Contrary to Superman’s not-so-subtle urging for the dismantling of teacher unions, The Teacher Salary Project team advocates for the increase of teacher wages. “Raising effective teachers’ salaries, and keeping them in the classroom, is the most important thing we can do to preserve our democracy,” Calegari argues, “We need to create an overwhelming movement that says to everyone that teachers need to have a new day. A day with a seriously prestigious profession, that is wildly competitive, with strong and inspiring leadership, meaningful development, and legitimate financial rewards and incentives.”
Abeles urges for similar changes in Race to Nowhere, where she emphasizes the need for a more personalized curriculum that permits teachers flexibility in the classroom and encourages more creative approaches, such as project-based learning. Moreover, Race to Nowhere suggests that a reevaluation of our capitalistic focus on creating an academically competitive youth is essential. Abeles’ film suggests that America’s incessant dependence on test results to measure knowledge and achievement is rapidly destroying students’ overall health and eagerness to learn. Thus, the call for a greater emphasis on more uniquely tailored methods of teaching will serve to benefit both educators and the students they instruct.

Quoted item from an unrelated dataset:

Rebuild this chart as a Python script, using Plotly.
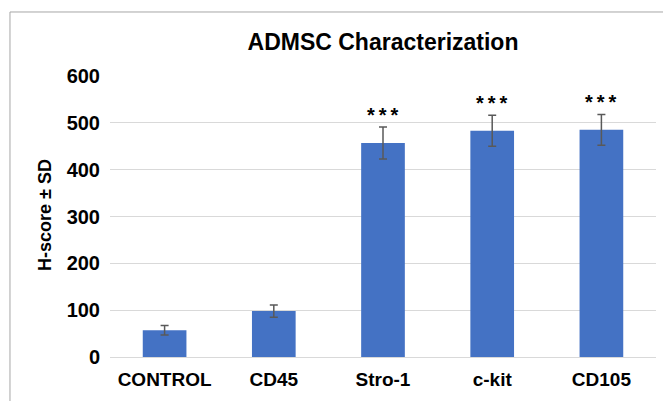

In other words, the two projects suggest, Guggenheim gets it utterly wrong – it is about the funding, it is about sustainable-living wages, and it is about providing students with a customized, challenging curriculum that does not equate them or their teachers to a group of homogenous androids.
Collectively, the films serve to illustrate the true complexity of today’s education crisis. Both show that placing blame on educators and their unions is not only a gross oversimplification of the current circumstances, but in fact is a disservice to those teachers who make substantial financial sacrifices with very little return.
With 2010 being deemed the year of education films and Superman at the forefront, make sure to watch these alternatives that offer a different perspective on the call for education reform.